The blinds are 25/50. I had about T1600. Going into the hand the player in question had about T1200 more than me, and other two players both had about T1000-T1500 more than her. The blinds hadn't yet gotten relevent because we were all ahead of the table. There was plenty of time.

We are at four players, so the next player out loses out on the money. I am dealt KK UTG, I raise doubling the blinds, my left calls and it folds around. Flop comes 8d-9h-Td. I bet T600 into a $200 pot and she calls. I have her on a draw. Flop comes 4c, and I suspect she missed. Now here is where I am not sure what I should do. In a limit tournament, the answer is to bet to keep her from getting the free draw. But no limit, on the bubble, it is a much different story. I really suspect she is going to call no matter what I do.
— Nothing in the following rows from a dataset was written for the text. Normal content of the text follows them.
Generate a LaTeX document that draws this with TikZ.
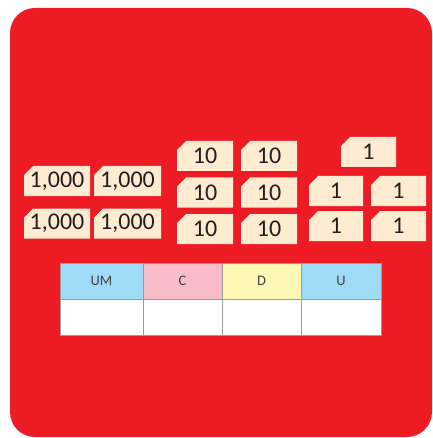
\documentclass[tikz,border=0pt]{standalone}
\usepackage{fontspec}
\setmainfont{Carlito}
\usetikzlibrary{shapes.misc}
\definecolor{redbg}{HTML}{ED1C24}
\definecolor{cardfill}{HTML}{FEEBD1}
\definecolor{txt}{HTML}{231F20}
\definecolor{hblue}{HTML}{9FDBF7}
\definecolor{hpink}{HTML}{F8BCC9}
\definecolor{hyellow}{HTML}{FEF8B7}
\definecolor{tgray}{HTML}{9B9B9B}
\tikzset{
  card/.style={chamfered rectangle, chamfered rectangle corners=north west,
    chamfered rectangle xsep=5pt, chamfered rectangle ysep=4pt,
    fill=cardfill, draw=none, inner sep=0pt, minimum height=30pt,
    text=txt, font=\fontsize{24}{25}\selectfont},
  cell/.style={rectangle, draw=tgray, line width=1pt, inner sep=0pt,
    minimum height=36pt, text=txt!85, font=\fontsize{14.5}{15}\selectfont},
}
\begin{document}
\begin{tikzpicture}[x=1pt,y=-1pt]
\useasboundingbox (0,0) rectangle (432,438);
\fill[redbg, rounded corners=25pt] (10,8) rectangle (432,437);
% thousands
\node[card, minimum width=66pt] (m1) at (57,181) {1,000};
\node[card, minimum width=67pt] (m2) at (127.5,181) {1,000};
\node[card, minimum width=66pt] (m3) at (57,223.5) {1,000};
\node[card, minimum width=67pt] (m4) at (127.5,223.5) {1,000};
% tens
\node[card, minimum width=56pt] (d1) at (205,156) {10};
\node[card, minimum width=56pt] (d2) at (269,156) {10};
\node[card, minimum width=56pt] (d3) at (205,192.5) {10};
\node[card, minimum width=56pt] (d4) at (269,192.5) {10};
\node[card, minimum width=56pt] (d5) at (205,229) {10};
\node[card, minimum width=56pt] (d6) at (269,229) {10};
% units
\node[card, minimum width=55pt] (u1) at (368.5,152) {1};
\node[card, minimum width=54pt] (u2) at (336,191) {1};
\node[card, minimum width=55pt] (u3) at (398.5,191) {1};
\node[card, minimum width=54pt] (u4) at (336,226) {1};
\node[card, minimum width=55pt] (u5) at (398.5,226) {1};
% table
\node[cell, fill=hblue, minimum width=83pt] (hUM) at (101.5,281) {UM};
\node[cell, fill=hpink, minimum width=79pt] (hC) at (182.5,281) {C};
\node[cell, fill=hyellow, minimum width=79pt] (hD) at (261.5,281) {D};
\node[cell, fill=hblue, minimum width=80pt] (hU) at (341,281) {U};
\node[cell, fill=white, minimum width=83pt] (bUM) at (101.5,317) {};
\node[cell, fill=white, minimum width=79pt] (bC) at (182.5,317) {};
\node[cell, fill=white, minimum width=79pt] (bD) at (261.5,317) {};
\node[cell, fill=white, minimum width=80pt] (bU) at (341,317) {};
\end{tikzpicture}
\end{document}
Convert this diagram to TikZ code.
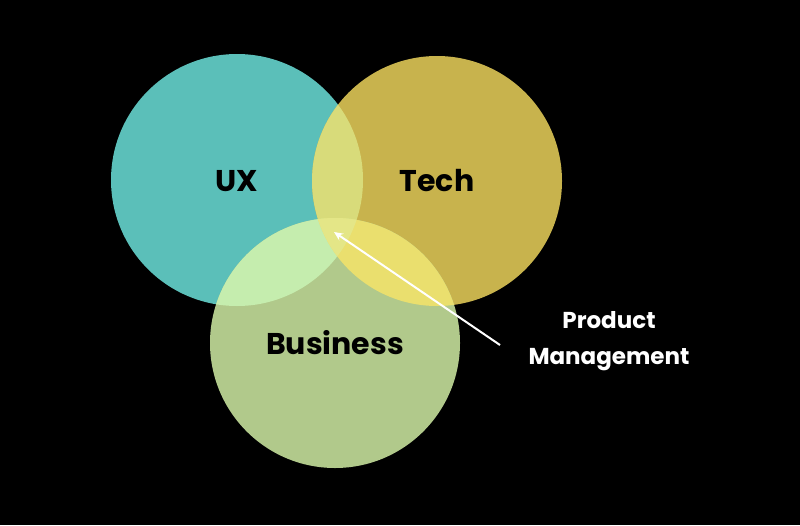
\documentclass[tikz,border=0pt]{standalone}
\usepackage{fontspec}
\setmainfont{Poppins}
\usetikzlibrary{arrows.meta}
\begin{document}
\begin{tikzpicture}[x=1pt,y=-1pt,
  lbl/.style={font=\bfseries\fontsize{30}{34}\selectfont,text=black},
  pm/.style={font=\bfseries\fontsize{23}{36}\selectfont,text=white,align=center}]
\definecolor{cux}{HTML}{5BBFB9}
\definecolor{ctech}{HTML}{C8B34D}
\definecolor{cbus}{HTML}{B1C98B}
\definecolor{cut}{HTML}{D8DB7A}
\definecolor{cub}{HTML}{C5EDAE}
\definecolor{ctb}{HTML}{EADF6E}
\definecolor{call}{HTML}{E4E687}
\fill[black] (0,0) rectangle (800,525);
\useasboundingbox (0,0) rectangle (800,525);
\def\ux{(237,180) circle (126)}
\def\te{(437,181) circle (125)}
\def\bu{(335,343) circle (125)}
\fill[cux] \ux; \fill[ctech] \te; \fill[cbus] \bu;
\begin{scope}\clip \ux; \fill[cut] \te; \end{scope}
\begin{scope}\clip \ux; \fill[cub] \bu; \end{scope}
\begin{scope}\clip \te; \fill[ctb] \bu; \end{scope}
\begin{scope}\clip \ux; \clip \te; \fill[call] \bu; \end{scope}
\node[lbl] (ux) at (237,181) {UX};
\node[lbl] (tech) at (437,181) {Tech};
\node[lbl] (bus) at (335,343) {Business};
\node[pm] (pm) at (609,341) {Product\\Management};
\coordinate (tip) at (334,232);
\coordinate (tail) at (500,345);
\draw[white,line width=2pt,-{Stealth[length=9pt,width=8pt]}] (tail) -- (tip);
\end{tikzpicture}
\end{document}
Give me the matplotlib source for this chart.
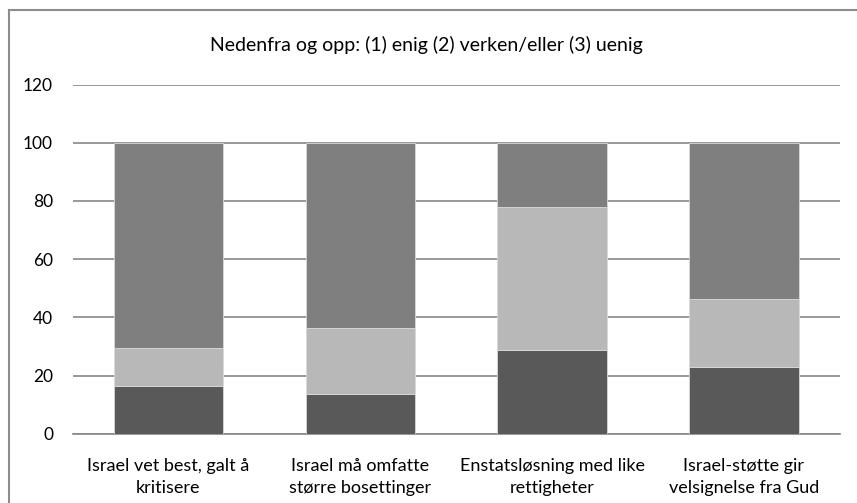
import matplotlib
matplotlib.use("Agg")
import matplotlib.pyplot as plt
import numpy as np

plt.rcParams['font.family'] = ['Lato', 'DejaVu Sans']

categories = ["Israel vet best, galt å\nkritisere",
              "Israel må omfatte\nstørre bosettinger",
              "Enstatsløsning med like\nrettigheter",
              "Israel-støtte gir\nvelsignelse fra Gud"]
enig = [16.6, 13.7, 28.8, 22.9]
verken = [12.8, 22.6, 49.2, 23.4]
uenig = [70.6, 63.7, 22.0, 53.7]
yticks = [0, 20, 40, 60, 80, 100, 120]
title = "Nedenfra og opp: (1) enig (2) verken/eller (3) uenig"

fig = plt.figure(figsize=(8.57, 5.03), dpi=100)
ax = fig.add_axes([0.0846, 0.1372, 0.8954, 0.6948])

x = np.arange(len(categories))
w = 0.57
ax.bar(x, enig, w, color="#595959", edgecolor="#d9d9d9", linewidth=0.6, zorder=3)
ax.bar(x, verken, w, bottom=enig, color="#b8b8b8", edgecolor="#d9d9d9", linewidth=0.6, zorder=3)
bottom2 = np.array(enig) + np.array(verken)
ax.bar(x, uenig, w, bottom=bottom2, color="#7f7f7f", edgecolor="#d9d9d9", linewidth=0.6, zorder=3)

ax.set_ylim(0, 120)
ax.set_xlim(-0.5, len(categories) - 0.5)
ax.set_yticks(yticks)
ax.yaxis.grid(True, color="#868686", linewidth=1.2, zorder=0)
ax.set_xticks(x)
ax.set_xticklabels(categories, fontsize=13, linespacing=1.5)
ax.tick_params(axis='y', length=0, labelsize=12.5, colors="black", pad=14)
ax.tick_params(axis='x', length=0, colors="black", pad=17)
for s in ['top', 'right', 'left']:
    ax.spines[s].set_visible(False)
ax.spines['bottom'].set_color("#868686")
ax.spines['bottom'].set_linewidth(1.2)

fig.text(0.498, 0.91, title, ha='center', va='center', fontsize=14)

# outer chart border (only top and left visible)
fig.add_artist(plt.Line2D([0.0105, 1.0], [0.980, 0.980], color="#8c8c8c", linewidth=1.5, transform=fig.transFigure))
fig.add_artist(plt.Line2D([0.0105, 0.0105], [0.0, 0.980], color="#8c8c8c", linewidth=1.5, transform=fig.transFigure))

fig.savefig("out.png", dpi=100)
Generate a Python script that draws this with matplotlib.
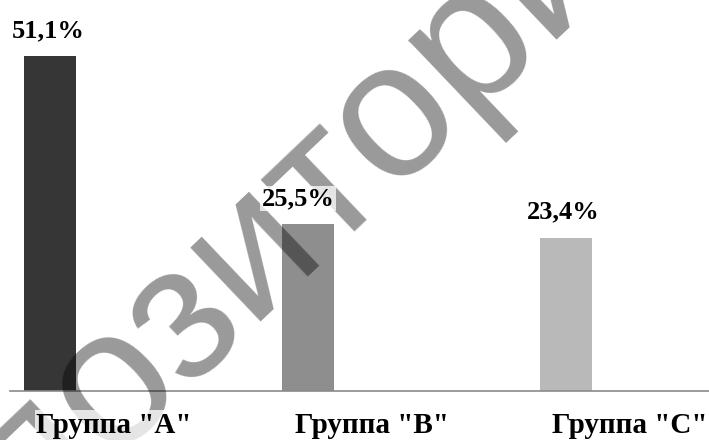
import numpy as np
import matplotlib.pyplot as plt

# Distribution of respondents by group, %
groups = ['Группа "A"', 'Группа "B"', 'Группа "C"']
shares = [51.1, 25.5, 23.4]
value_labels = ['51,1%', '25,5%', '23,4%']
bar_colors = ['#363636', '#8e8e8e', '#b9b9b9']

fig = plt.figure(figsize=(7.09, 4.40), dpi=100)
ax = fig.add_axes([10 / 709, 49 / 440, 699 / 709, 391 / 440])

x = np.arange(len(groups))
ax.bar(x, shares, width=0.2, color=bar_colors, zorder=2)
ax.set_xlim(-0.155, 2.554)
ax.set_ylim(0, 59.65)

# only the baseline is kept
for side in ['top', 'right', 'left']:
    ax.spines[side].set_visible(False)
ax.spines['bottom'].set_color('#8a8a8a')
ax.spines['bottom'].set_linewidth(1.2)
ax.set_yticks([])

# category captions sit a bit to the right of the bars
ax.set_xticks(x + 0.247)
ax.set_xticklabels(groups, fontsize=21, fontweight='bold', family='Liberation Serif')
ax.tick_params(axis='x', length=0, pad=15)
for t in ax.get_xticklabels():
    t.set_bbox(dict(facecolor='white', alpha=0.75, edgecolor='none', pad=1))
ax.xaxis.set_zorder(6)

# value labels above the bars
text_dx = [-2, -10, -3]
for i, (v, lab) in enumerate(zip(shares, value_labels)):
    ax.annotate(lab, (x[i], v), xytext=(text_dx[i], 19), textcoords='offset pixels',
                ha='center', va='baseline', fontsize=19, fontweight='bold',
                family='Liberation Serif', zorder=6,
                bbox=dict(facecolor='white', alpha=0.75, edgecolor='none', pad=1))

# repository watermark across the chart (over the bars, under the labels)
ax.text(283 / 709, 1 - 286 / 440, 'Репозиторий', transform=fig.transFigure,
        rotation=43.6, rotation_mode='anchor', ha='center', va='baseline',
        fontsize=139, family='Liberation Sans', color='black', alpha=0.4,
        zorder=5, clip_on=False)

fig.savefig('out.png', dpi=100)
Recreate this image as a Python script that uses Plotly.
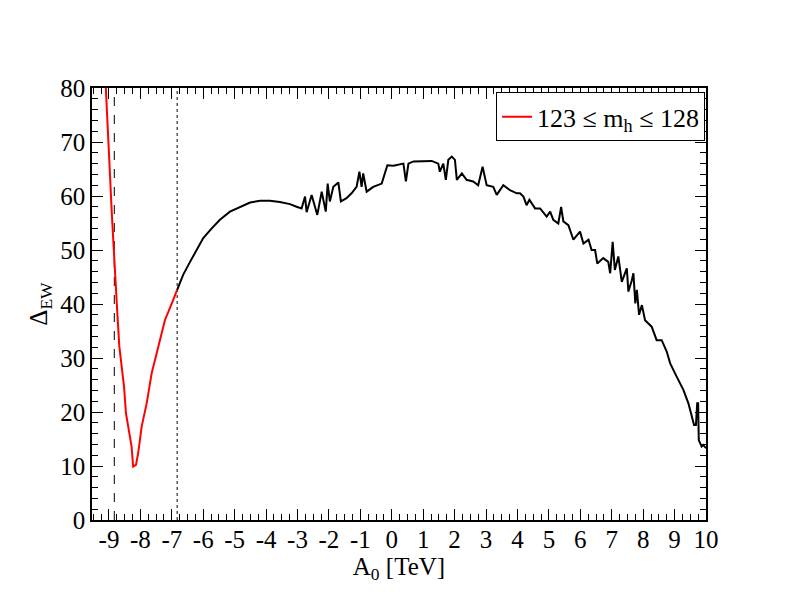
import plotly.graph_objects as go

# red part of the scan (123 <= m_h <= 128)
red_x = [-9.10, -9.02, -8.97, -8.91, -8.86, -8.83, -8.78, -8.74, -8.67, -8.60,
         -8.52, -8.46, -8.39, -8.28, -8.23, -8.14, -8.07, -7.96, -7.80, -7.64,
         -7.43, -7.22, -7.00, -6.83]
red_y = [80.0, 71.6, 64.2, 56.8, 51.3, 46.9, 43.2, 38.9, 32.1, 29.0,
         24.7, 19.8, 17.3, 13.6, 9.9, 10.2, 12.4, 17.3, 21.6, 27.2,
         32.1, 37.0, 40.1, 42.6]

# black part of the scan
blk_x = [-6.83, -6.64, -6.42, -6.21, -6.00, -5.73, -5.47, -5.15, -4.83, -4.51,
         -4.19, -3.88, -3.56, -3.24, -3.03, -2.87, -2.76, -2.71, -2.55, -2.37,
         -2.23, -2.10, -2.04, -1.97, -1.86, -1.70, -1.62, -1.44, -1.28, -1.12,
         -1.03, -0.96, -0.91, -0.80, -0.59, -0.32, -0.22, -0.14, 0.05, 0.37,
         0.45, 0.53, 0.69, 1.00, 1.27, 1.48, 1.53, 1.64, 1.72, 1.80,
         1.91, 2.01, 2.07, 2.23, 2.38, 2.59, 2.75, 2.89, 3.02, 3.23,
         3.34, 3.55, 3.76, 3.98, 4.08, 4.19, 4.29, 4.38, 4.56, 4.72,
         4.93, 5.04, 5.14, 5.30, 5.39, 5.46, 5.62, 5.78, 5.99, 6.10,
         6.26, 6.36, 6.47, 6.54, 6.73, 6.89, 6.95, 7.03, 7.10, 7.21,
         7.32, 7.48, 7.53, 7.64, 7.69, 7.75, 7.80, 7.87, 7.96, 8.06,
         8.27, 8.43, 8.59, 8.75, 8.86, 9.07, 9.28, 9.44, 9.54, 9.62,
         9.68, 9.72, 9.75, 9.77, 9.86, 9.91, 10.0]
blk_y = [42.6, 45.4, 47.8, 50.0, 52.2, 54.0, 55.6, 57.1, 58.0, 58.8,
         59.1, 59.1, 58.9, 58.5, 58.0, 57.7, 59.9, 57.0, 60.2, 56.5,
         60.8, 57.1, 62.3, 59.0, 61.7, 62.5, 59.0, 59.6, 60.5, 61.7,
         64.5, 61.7, 64.2, 60.8, 61.7, 62.3, 64.2, 65.7, 65.6, 66.0,
         62.7, 66.0, 66.4, 66.5, 66.5, 66.0, 64.5, 66.0, 63.0, 66.7,
         67.3, 66.7, 63.0, 64.2, 63.0, 62.7, 62.0, 65.4, 62.0, 61.7,
         60.2, 62.0, 61.1, 60.5, 60.5, 59.9, 58.3, 59.3, 57.7, 57.7,
         56.2, 57.1, 55.6, 54.9, 58.0, 55.3, 54.6, 51.9, 53.4, 51.2,
         51.9, 50.0, 50.0, 47.5, 48.5, 47.8, 45.7, 51.5, 46.3, 48.8,
         44.1, 46.6, 42.3, 44.4, 45.7, 40.1, 42.6, 38.0, 39.8, 37.0,
         35.8, 33.3, 33.3, 31.2, 29.0, 26.5, 24.1, 21.6, 19.1, 17.6,
         17.6, 21.6, 21.6, 14.8, 13.6, 13.9, 13.3]

dashed_at = -8.83
dotted_at = -6.83
x_ticks = list(range(-9, 11))
x_labels = [str(v) for v in x_ticks]   # plain hyphen, as in the original
y_ticks = list(range(0, 81, 10))
y_labels = [str(v) for v in y_ticks]

font = "Liberation Serif"

fig = go.Figure()
fig.add_trace(go.Scatter(x=[dashed_at, dashed_at], y=[0, 80], mode="lines",
                         line=dict(color="black", width=1, dash="dash"),
                         showlegend=False, hoverinfo="skip"))
fig.add_trace(go.Scatter(x=[dotted_at, dotted_at], y=[0, 80], mode="lines",
                         line=dict(color="black", width=1, dash="dot"),
                         showlegend=False, hoverinfo="skip"))
fig.add_trace(go.Scatter(x=blk_x, y=blk_y, mode="lines",
                         line=dict(color="black", width=2), showlegend=False))
fig.add_trace(go.Scatter(x=red_x, y=red_y, mode="lines",
                         line=dict(color="#ff0000", width=2),
                         name="123 \u2264 m<sub>h</sub> \u2264 128"))

axis_common = dict(
    showline=True, linecolor="black", linewidth=1.5, mirror="ticks",
    ticks="inside", ticklen=11, tickwidth=1.2, tickcolor="black",
    showgrid=False, zeroline=False,
    tickfont=dict(family=font, size=25, color="black"),
)

# the page body has an 8px margin, so the figure is 16px smaller than the window
fig.update_layout(
    width=776, height=596,
    margin=dict(l=84, r=78, t=80, b=84),
    paper_bgcolor="white", plot_bgcolor="white",
    font=dict(family=font, color="black"),
    xaxis=dict(range=[-9.54, 10], tickmode="array", tickvals=x_ticks, ticktext=x_labels,
               ticklabelstandoff=-4,
               minor=dict(dtick=0.25, ticks="inside", ticklen=6, tickcolor="black", tickwidth=1.2),
               title=dict(text="A<sub>0</sub> [TeV]", font=dict(family=font, size=25), standoff=0),
               **axis_common),
    yaxis=dict(range=[0, 80], tickmode="array", tickvals=y_ticks, ticktext=y_labels,
               minor=dict(dtick=2, ticks="inside", ticklen=6, tickcolor="black", tickwidth=1.2),
               title=dict(text="\u0394<sub>EW</sub>", font=dict(family=font, size=25), standoff=6),
               **axis_common),
    legend=dict(x=0.9985, y=0.99, xanchor="right", yanchor="top",
                bordercolor="black", borderwidth=1, bgcolor="white",
                font=dict(family=font, size=26)),
)

fig.write_html("out.html")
She has already made a "bad" bet on her draws on me once in this tournament. If I check she will check and get the free draw. In this case, I decided to go all in, she called, with the straight draw, and rivered the 6 to knock me out.

I overbet the bet because if I was beaten, I wanted to know and believed she would have told me. I hadn't seen her slowplay yet, and I thought of her as going all-in too easily costing herself some money. However, already once in the tournament she overpaid on a draw to me and happened to hit it. I believed she did it to someone else as well, but they didn't show.

Regardless, I have her on a draw, but I have her beat at the moment. I suspect she is going to call regardless of what I bet because she is tied to her draw. Is doubling up worth the risk of being knocked out %25 of the time. In a limit game, it is an easy decision, and were the situations were reversed, I wouldn't call those kind of odds on a draw on the bubble. She would have been crippled. So I am looking for some other opinions.

So any thoughts on the "right" play here?

CrisBrown
02-26-2004, 04:49 AM
Hi darin,

Your problems started the moment you only min-raised with KK. Either limp-reraise, or make your standard open-raise (3xBB or 4xBB). She'd probably have laid the hand down.

Given that, once the 8-9-T flop comes, I wouldn't have bet 3x the pot there, for a couple of reasons. First, if she already has the straight, you're betting off a lot of your stack. Second, if she doesn't, many players at the lower buy-ins absolutely refuse to give up on a four-draw at the flop. I wouldn't go all-in on this flop, because the only hands that will call you are likely to have you beaten. If you bet 150 (3/4 of the pot), a draw is getting the wrong odds to call you, but you've left yourself leverage for a strong bet at the turn.

Remember, the bigger the pot, the better the pot odds for the drawing hands in the later rounds. By the turn, there was (by my calculation) 1400 in the pot already. Your all-in bet made it 2000, with her needing 600 to call. She's getting over 3:1 pot odds at the turn. If she has anything to go with that draw -- one pair, or an overcard -- she has the odds to call you, and you gave her those odds when you overbet the flop and left yourself no leverage at the turn.